OMAHA, Neb. (AP) -- Silvia Jurado was roused from her sleep by flames from her neighbor's house shooting toward her bedroom window and screams from a father hoping to save his family.
Jurado said she saw Arturo Hernandez run for a ladder to get to the top floor of his small, two-story house set among the tightly spaced homes in a south Omaha neighborhood.
``But it was really, really too late,'' said Jurado, who heard firefighters telling Hernandez there was nothing more he could do.
Hernandez's wife, Maria Hernandez-Montanez, 35, and three of the couple's five daughters _ Candy Hernandez-Montanez, 6, Angeles Hernandez-Montanez, 3, and Dalila Hernandez-Montanez, 1 _ were killed in the fire early Sunday, Police Sgt. Theresa Negron said.
Hernandez, 37, and another daughter, Damaris Hernandez, 13, were injured in the fire, which may have been caused by candles used to light the home, said Alma Ochoa of Omaha, who is related by marriage to the woman who died. An 11-year-old daughter did not need to be hospitalized.
Fire officials said they had not found any smoke detectors in the home, but their investigation was continuing.
No information on Damaris' condition was being released, a spokeswoman for University of Nebraska Medical Center said Monday. A nursing supervisor at Creighton University Medical Center said information about Hernandez also was not being released.

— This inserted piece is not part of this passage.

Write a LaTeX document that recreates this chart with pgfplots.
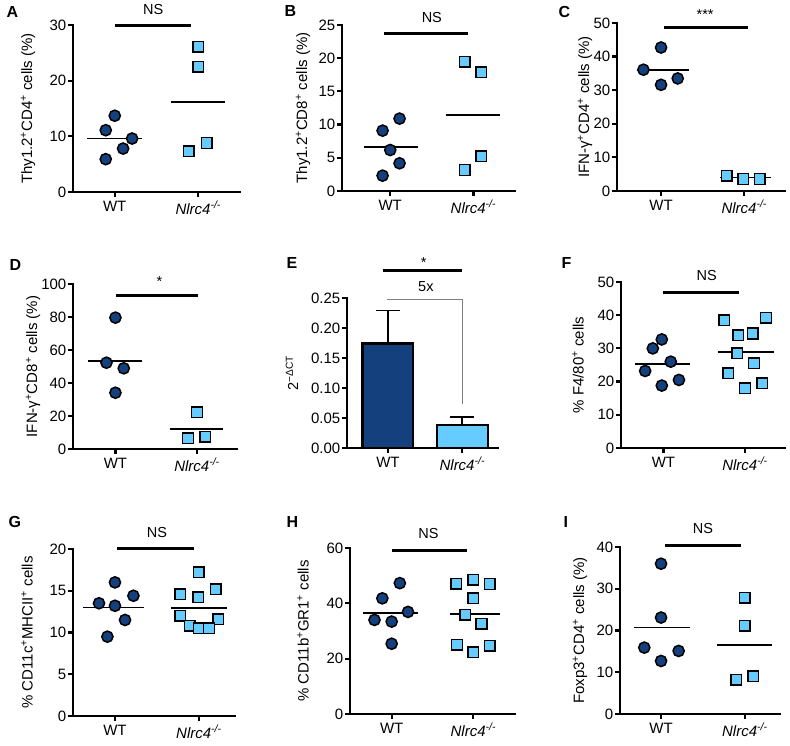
\documentclass[border=0pt]{standalone}
\usepackage{fontspec}
\setmainfont{Liberation Sans}
\usepackage{pgfplots}
\pgfplotsset{compat=1.18}
\definecolor{dkblue}{RGB}{20,64,125}
\definecolor{ltblue}{RGB}{102,204,255}
\tikzset{note/.style={anchor=base, font=\fontsize{14.5}{16}\selectfont}}
\pgfplotsset{
 panel/.style={
  scale only axis, clip=false,
  axis x line=bottom, axis y line=left,
  axis line style={-, line width=2.6pt, line cap=rect},
  xtick={0,1}, xticklabels={WT,\textit{Nlrc4}\textsuperscript{\textit{-/-}}},
  ymin=0, enlargelimits=false,
  tick align=outside, major tick length=5pt,
  tick style={black, line width=2.2pt},
  tick label style={font=\fontsize{15}{17}\selectfont},
  /pgf/number format/assume math mode=true,
  label style={font=\fontsize{15}{17}\selectfont},
  anchor=south west,
  yticklabel style={inner sep=1.5pt},
  xticklabel style={inner sep=2pt, yshift=-2pt},
 },
 wt/.style={only marks, mark=*, mark size=5.6pt, mark options={fill=dkblue, draw=black, line width=1.5pt}},
 ko/.style={only marks, mark=square*, mark size=5.3pt, mark options={fill=ltblue, draw=black, line width=1.5pt}},
 mean/.style={black, line width=1.8pt, mark=none},
 sig/.style={black, line width=3pt, mark=none},
}
\begin{document}
\begin{tikzpicture}
\path[use as bounding box] (0,0) rectangle (790pt,746pt);
% panel letters
\begin{scope}[every node/.style={anchor=west, font=\fontsize{16}{18}\selectfont\bfseries}]
\node at (3pt,734pt) {A};
\node at (281pt,735pt) {B};
\node at (555pt,734pt) {C};
\node at (6pt,481pt) {D};
\node at (283pt,483pt) {E};
\node at (558pt,483pt) {F};
\node at (5pt,224pt) {G};
\node at (283pt,224pt) {H};
\node at (560pt,224pt) {I};
\end{scope}

% A
\begin{axis}[panel, at={(73pt,554pt)}, width=167pt, height=167pt, xmin=-0.5, xmax=1.5, ymax=30, ytick={0,10,20,30},
 ylabel={Thy1.2\textsuperscript{+}CD4\textsuperscript{+} cells (\%)}, ylabel style={at={(axis description cs:-0.269,0.5)}, anchor=center}]
\addplot[wt] coordinates {(0,13.7) (-0.108,11.1) (0.208,9.6) (0.1,7.8) (-0.108,5.9)};
\addplot[ko] coordinates {(1.0,26.1) (1.0,22.5) (0.888,7.3) (1.1,8.8)};
\addplot[mean] coordinates {(-0.33,9.6) (0.33,9.6)};
\addplot[mean] coordinates {(0.668,16.2) (1.32,16.2)};
\addplot[sig] coordinates {(0,29.9) (0.91,29.9)};
\node[note, yshift=11pt] at (axis cs:0.46,29.9) {NS};
\end{axis}

% B
\begin{axis}[panel, at={(342pt,555pt)}, width=173pt, height=166pt, xmin=-0.58, xmax=1.5, ymax=25, ytick={0,5,10,15,20,25},
 ylabel={Thy1.2\textsuperscript{+}CD8\textsuperscript{+} cells (\%)}, ylabel style={at={(axis description cs:-0.225,0.5)}, anchor=center}]
\addplot[wt] coordinates {(0.112,10.9) (-0.092,9.09) (0,6.17) (0.112,4.17) (-0.092,2.31)};
\addplot[ko] coordinates {(0.896,19.48) (1.092,17.87) (1.092,5.22) (0.896,3.16)};
\addplot[mean] coordinates {(-0.32,6.58) (0.33,6.58)};
\addplot[mean] coordinates {(0.668,11.4) (1.32,11.4)};
\addplot[sig] coordinates {(-0.08,23.7) (0.94,23.7)};
\node[note, yshift=11.5pt] at (axis cs:0.5,23.7) {NS};
\end{axis}

% C
\begin{axis}[panel, at={(617pt,555pt)}, width=168pt, height=168pt, xmin=-0.53, xmax=1.49, ymax=50, ytick={0,10,20,30,40,50},
 ylabel={IFN-γ\textsuperscript{+}CD4\textsuperscript{+} cells (\%)}, ylabel style={at={(axis description cs:-0.19,0.5)}, anchor=center}]
\addplot[wt] coordinates {(0,42.7) (-0.212,36.1) (0.2,33.5) (0,31.6)};
\addplot[ko] coordinates {(0.788,4.57) (0.988,3.58) (1.188,3.58)};
\addplot[mean] coordinates {(-0.29,36.1) (0.33,36.1)};
\addplot[mean] coordinates {(0.708,4.0) (1.32,4.0)};
\addplot[sig] coordinates {(0.04,48.7) (1.04,48.7)};
\node[note, yshift=8pt] at (axis cs:0.53,48.7) {***};
\end{axis}

% D
\begin{axis}[panel, at={(73pt,297pt)}, width=164pt, height=165pt, xmin=-0.52, xmax=1.49, ymax=100, ytick={0,20,40,60,80,100},
 ylabel={IFN-γ\textsuperscript{+}CD8\textsuperscript{+} cells (\%)}, ylabel style={at={(axis description cs:-0.244,0.5)}, anchor=center}]
\addplot[wt] coordinates {(0,79.6) (-0.11,52.3) (0.102,48.9) (0,34.1)};
\addplot[ko] coordinates {(1.0,22.2) (0.89,6.5) (1.1,7.5)};
\addplot[mean] coordinates {(-0.34,53.5) (0.33,53.5)};
\addplot[mean] coordinates {(0.665,11.9) (1.32,11.9)};
\addplot[sig] coordinates {(0.01,93.3) (1.01,93.3)};
\node[note, yshift=9pt] at (axis cs:0.54,93.3) {*};
\end{axis}

% E
\begin{axis}[panel, at={(347pt,298pt)}, width=151pt, height=150pt, xmin=-0.55, xmax=1.48, ymax=0.25,
 ytick={0,0.05,0.10,0.15,0.20,0.25}, yticklabels={0.00,0.05,0.10,0.15,0.20,0.25},
 ylabel={2\textsuperscript{−ΔCT}}, ylabel style={at={(axis description cs:-0.364,0.5)}, anchor=center, font=\fontsize{14.5}{16}\selectfont}]
\addplot[ybar, bar width=0.685, fill=dkblue, draw=black, line width=2.2pt] coordinates {(0,0.174)};
\addplot[ybar, bar width=0.685, fill=ltblue, draw=black, line width=2.2pt] coordinates {(1,0.038)};
\addplot[black, line width=1.8pt] coordinates {(0,0.174) (0,0.229)};
\addplot[black, line width=1.8pt] coordinates {(-0.16,0.229) (0.16,0.229)};
\addplot[black, line width=1.8pt] coordinates {(1,0.038) (1,0.051)};
\addplot[black, line width=1.8pt] coordinates {(0.84,0.051) (1.16,0.051)};
\addplot[gray, line width=1pt] coordinates {(-0.01,0.248) (1,0.248) (1,0.073)};
\addplot[sig] coordinates {(-0.07,0.296) (1.0,0.296)};
\node[note, yshift=3pt] at (axis cs:0.48,0.296) {*};
\node[note, yshift=8pt] at (axis cs:0.51,0.248) {5x};
\end{axis}

% F
\begin{axis}[panel, at={(621pt,298pt)}, width=164pt, height=166pt, xmin=-0.52, xmax=1.49, ymax=50, ytick={0,10,20,30,40,50},
 ylabel={\% F4/80\textsuperscript{+} cells}, ylabel style={at={(axis description cs:-0.262,0.5)}, anchor=center}]
\addplot[wt] coordinates {(-0.02,32.7) (-0.13,30.0) (0.09,26.0) (-0.224,23.2) (0.19,20.5) (-0.02,18.8)};
\addplot[ko] coordinates {(0.743,38.5) (1.257,39.2) (0.918,34.0) (1.094,34.5) (0.906,28.5) (1.11,25.5) (0.796,22.5) (1.21,19.5) (1.0,18.0)};
\addplot[mean] coordinates {(-0.35,25.2) (0.32,25.2)};
\addplot[mean] coordinates {(0.67,29.0) (1.35,29.0)};
\addplot[sig] coordinates {(-0.01,46.8) (0.93,46.8)};
\node[note, yshift=12pt] at (axis cs:0.53,46.8) {NS};
\end{axis}

% G
\begin{axis}[panel, at={(73pt,30pt)}, width=162pt, height=167pt, xmin=-0.5, xmax=1.43, ymax=20, ytick={0,5,10,15,20},
 ylabel={\% CD11c\textsuperscript{+}MHCII\textsuperscript{+} cells}, ylabel style={at={(axis description cs:-0.284,0.5)}, anchor=center}]
\addplot[wt] coordinates {(0,16.0) (0.22,14.4) (-0.19,13.5) (0,13.2) (0.12,11.5) (-0.09,9.5)};
\addplot[ko] coordinates {(1.0,17.2) (1.2,15.2) (0.78,14.6) (0.99,14.2) (0.78,12.0) (1.23,11.6) (0.89,10.8) (1.0,10.5) (1.12,10.5)};
\addplot[mean] coordinates {(-0.38,13.0) (0.34,13.0)};
\addplot[mean] coordinates {(0.67,12.9) (1.33,12.9)};
\addplot[sig] coordinates {(0.03,20.0) (0.94,20.0)};
\node[note, yshift=11pt] at (axis cs:0.5,20.0) {NS};
\end{axis}

% H
\begin{axis}[panel, at={(350pt,32pt)}, width=165pt, height=166pt, xmin=-0.51, xmax=1.51, ymax=60, ytick={0,20,40,60},
 ylabel={\% CD11b\textsuperscript{+}GR1\textsuperscript{+} cells}, ylabel style={at={(axis description cs:-0.285,0.5)}, anchor=center}]
\addplot[wt] coordinates {(0.1,47.3) (-0.114,41.8) (0.2,36.9) (-0.21,34.0) (0,33.4) (0,25.4)};
\addplot[ko] coordinates {(1.0,48.5) (0.79,47.1) (1.2,47.0) (1.0,41.9) (0.9,35.9) (1.1,32.6) (0.8,25.0) (1.2,24.6) (1.0,22.3)};
\addplot[mean] coordinates {(-0.35,36.5) (0.32,36.5)};
\addplot[mean] coordinates {(0.71,36.0) (1.33,36.0)};
\addplot[sig] coordinates {(0,59.2) (0.92,59.2)};
\node[note, yshift=11.5pt] at (axis cs:0.45,59.2) {NS};
\end{axis}

% I
\begin{axis}[panel, at={(620pt,32pt)}, width=160pt, height=167pt, xmin=-0.49, xmax=1.42, ymax=40, ytick={0,10,20,30,40},
 ylabel={Foxp3\textsuperscript{+}CD4\textsuperscript{+} cells (\%)}, ylabel style={at={(axis description cs:-0.25,0.5)}, anchor=center}]
\addplot[wt] coordinates {(0,36.0) (0,23.1) (-0.2,15.9) (0.21,15.1) (0,12.7)};
\addplot[ko] coordinates {(1.0,27.8) (1.0,21.1) (0.9,8.2) (1.1,9.0)};
\addplot[mean] coordinates {(-0.32,20.7) (0.34,20.7)};
\addplot[mean] coordinates {(0.67,16.6) (1.33,16.6)};
\addplot[sig] coordinates {(0.05,40.4) (0.95,40.4)};
\node[note, yshift=11.5pt] at (axis cs:0.5,40.4) {NS};
\end{axis}
\end{tikzpicture}
\end{document}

Cause of the fire was being investigated. Negron said there was nothing to indicate it was intentionally set.
Ochoa said when she asked Hernandez what started the fire, he told her that the family had lit a few candles in the home.
The house had no electricity because equipment that connects power lines to the residence had been damaged, according to a Jeff Hanson, a spokesman for the Omaha Public Power District.
The four who died were trapped inside the house, which was reported as being on fire at about 5:10 a.m. CDT, said Negron. They were pronounced dead at the scene.
Jurado said she quickly gathered her family and rushed them out the back door, her young son shivering with fright. She said she will now need to explain to her 4-year-old daughter what happened to the children next door whom she often played with.
Jurado said her home was too damaged for her family to stay in. They planned to stay at a hotel for a few days.
Kirkland Wise, 58, who lives on the other side of Hernandez's home, said he saw flames shoot 10 feet out from the front of the house.
Kirkland's son-in-law, Marvin Clavo, 26, said he was awakened by the sound of children's cries. He said he saw two girls covered in soot sitting on the front steps of the burning home, one was screaming that there were more people in the home.
``I heard kids crying and I thought I was dreaming,'' Clavo said.
Though Wise's home was untouched by the fire from the house next door, Clavo pointed to the seared bushes between the homes, which are only a few feet apart.
Charred and mangled items dragged out by firefighters _ what looked to be a TV, a computer, a small wire chair and a children's book _ were spread among the ashes that covered the front yard of the burned-out house. Streams of mud led from the back door to a small bicycle and tricycle near the driveway. The blackened outlines of flames shot up from every window and door.
Ochoa said she has started an effort to raise money to help the family send the bodies for burial in the mother's native country of Mexico. She also hopes to raise enough money to help pay the family's medical bills.
She described the house as always a little loud and filled with visitors and friends. And the mother was rarely not in the company of her five daughters, she said.
``I know she was a wonderful mother ... always with her kids,'' she said.